Required work
Copy the data exactly as it appears, and do not include any pictures.

Data segment
◇ ◇ ◇

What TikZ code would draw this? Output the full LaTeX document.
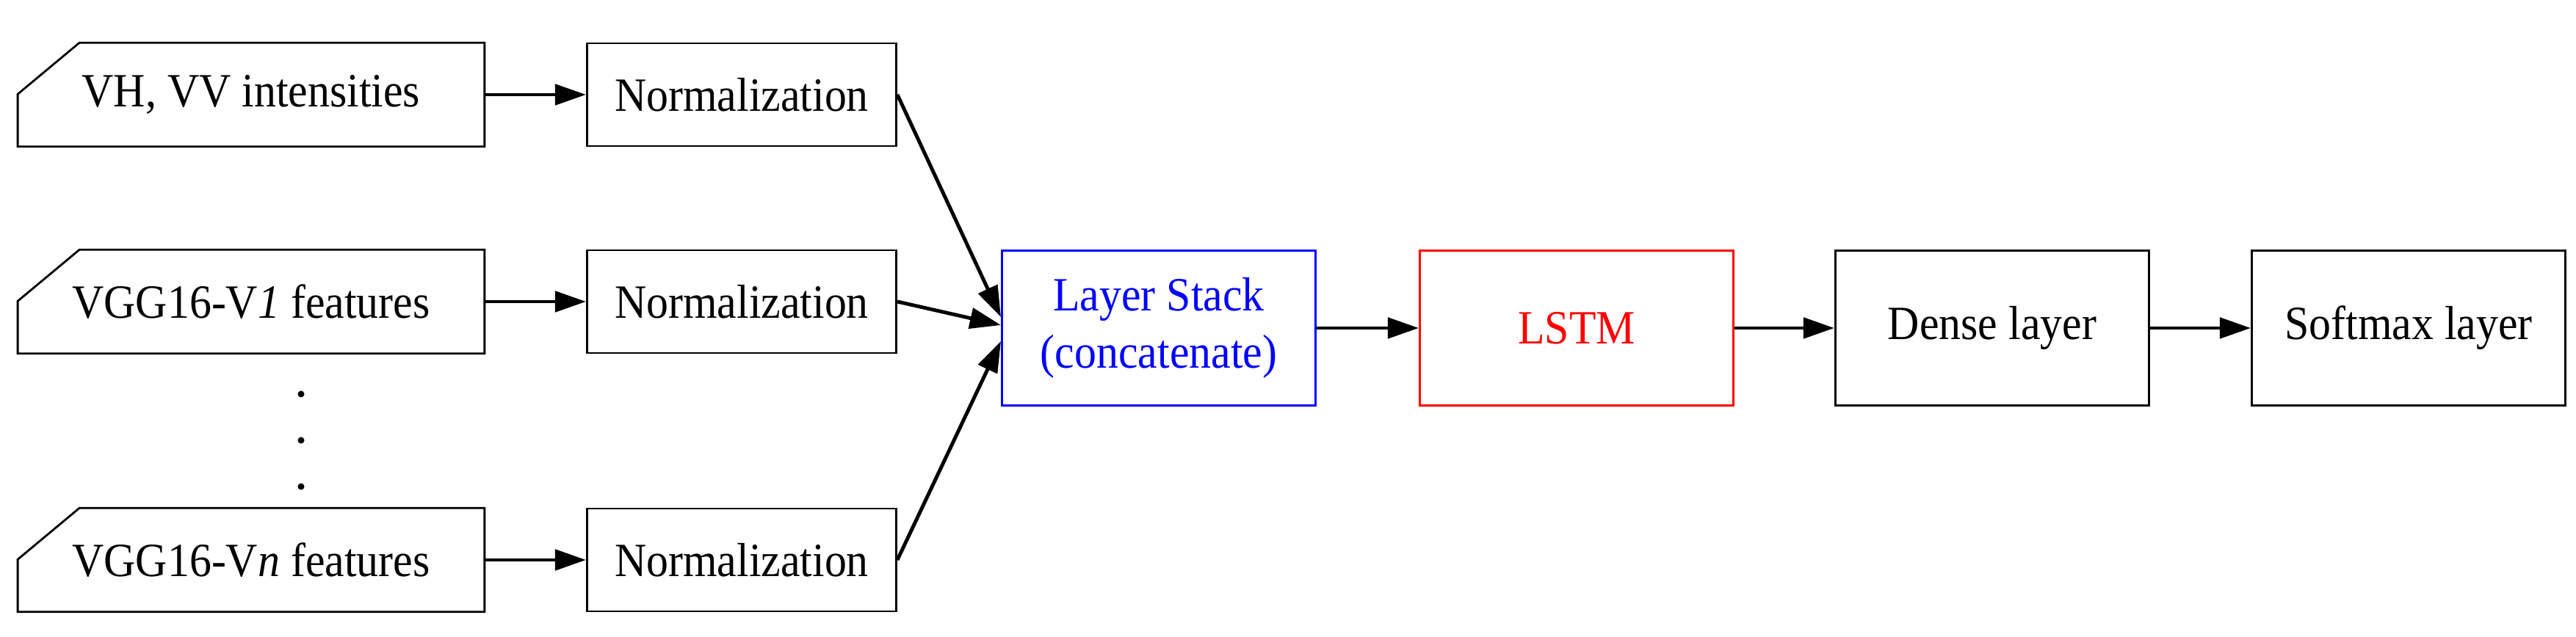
\documentclass[tikz,border=0pt]{standalone}
\usepackage{fontspec}
\setmainfont{Liberation Serif}[FakeStretch=0.92]
\usetikzlibrary{arrows.meta}
\begin{document}
\begin{tikzpicture}[x=0.01cm,y=-0.01cm,
  box/.style={draw,line width=0.8pt,minimum width=4.21cm,minimum height=1.4cm,inner sep=0,font=\fontsize{18.5}{22}\selectfont},
  inbox/.style={minimum width=6.34cm,minimum height=1.4cm,inner sep=0,font=\fontsize{18.5}{22}\selectfont},
  bigbox/.style={draw,line width=0.8pt,minimum width=4.27cm,minimum height=2.11cm,inner sep=0,font=\fontsize{18.5}{22}\selectfont,align=center},
  arr/.style={line width=1.4pt,-{Triangle[length=12pt,width=8pt]}}]
\useasboundingbox (0,0) rectangle (3508,868);
\foreach \n/\y/\t in {1/129/{VH, VV intensities},2/411/{VGG16-V\textit{1} features},3/763/{VGG16-V\textit{n} features}}{
  \node[inbox] (in\n) at (342,\y) {\t};
  \draw[line width=0.8pt] ([xshift=0.84cm]in\n.north west) -- (in\n.north east) -- (in\n.south east) -- (in\n.south west) -- ([yshift=-0.70cm]in\n.north west) -- cycle;
  \node[box] (nm\n) at (1010,\y) {Normalization};
  \draw[arr] (in\n) -- (nm\n);
}
\foreach \y [count=\i] in {537,600,663}{\fill (410,\y) circle (0.045cm); \coordinate (d\i) at (410,\y);}
\node[bigbox,draw=blue,text=blue] (ls) at (1578,447) {Layer Stack\\(concatenate)};
\node[bigbox,draw=red,text=red] (lstm) at (2147,447) {LSTM};
\node[bigbox] (dense) at (2713,447) {Dense layer};
\node[bigbox] (soft) at (3280,447) {Softmax layer};
\draw[arr] (nm1.east) -- ([yshift=0.15cm]ls.west);
\draw[arr] (nm2.east) -- ([yshift=0.04cm]ls.west);
\draw[arr] (nm3.east) -- ([yshift=-0.18cm]ls.west);
\draw[arr] (ls) -- (lstm);
\draw[arr] (lstm) -- (dense);
\draw[arr] (dense) -- (soft);
\end{tikzpicture}
\end{document}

◇ ◇ ◇

Completed exercise
What TikZ code would draw this? Output the full LaTeX document.
\documentclass[tikz,border=0pt]{standalone}
\usepackage{fontspec}
\setmainfont{Liberation Serif}[FakeStretch=0.92]
\usetikzlibrary{arrows.meta}
\begin{document}
\begin{tikzpicture}[x=0.01cm,y=-0.01cm,
  box/.style={draw,line width=0.8pt,minimum width=4.21cm,minimum height=1.4cm,inner sep=0,font=\fontsize{18.5}{22}\selectfont},
  inbox/.style={minimum width=6.34cm,minimum height=1.4cm,inner sep=0,font=\fontsize{18.5}{22}\selectfont},
  bigbox/.style={draw,line width=0.8pt,minimum width=4.27cm,minimum height=2.11cm,inner sep=0,font=\fontsize{18.5}{22}\selectfont,align=center},
  arr/.style={line width=1.4pt,-{Triangle[length=12pt,width=8pt]}}]
\useasboundingbox (0,0) rectangle (3508,868);
\foreach \n/\y/\t in {1/129/{VH, VV intensities},2/411/{VGG16-V\textit{1} features},3/763/{VGG16-V\textit{n} features}}{
  \node[inbox] (in\n) at (342,\y) {\t};
  \draw[line width=0.8pt] ([xshift=0.84cm]in\n.north west) -- (in\n.north east) -- (in\n.south east) -- (in\n.south west) -- ([yshift=-0.70cm]in\n.north west) -- cycle;
  \node[box] (nm\n) at (1010,\y) {Normalization};
  \draw[arr] (in\n) -- (nm\n);
}
\foreach \y [count=\i] in {537,600,663}{\fill (410,\y) circle (0.045cm); \coordinate (d\i) at (410,\y);}
\node[bigbox,draw=blue,text=blue] (ls) at (1578,447) {Layer Stack\\(concatenate)};
\node[bigbox,draw=red,text=red] (lstm) at (2147,447) {LSTM};
\node[bigbox] (dense) at (2713,447) {Dense layer};
\node[bigbox] (soft) at (3280,447) {Softmax layer};
\draw[arr] (nm1.east) -- ([yshift=0.15cm]ls.west);
\draw[arr] (nm2.east) -- ([yshift=0.04cm]ls.west);
\draw[arr] (nm3.east) -- ([yshift=-0.18cm]ls.west);
\draw[arr] (ls) -- (lstm);
\draw[arr] (lstm) -- (dense);
\draw[arr] (dense) -- (soft);
\end{tikzpicture}
\end{document}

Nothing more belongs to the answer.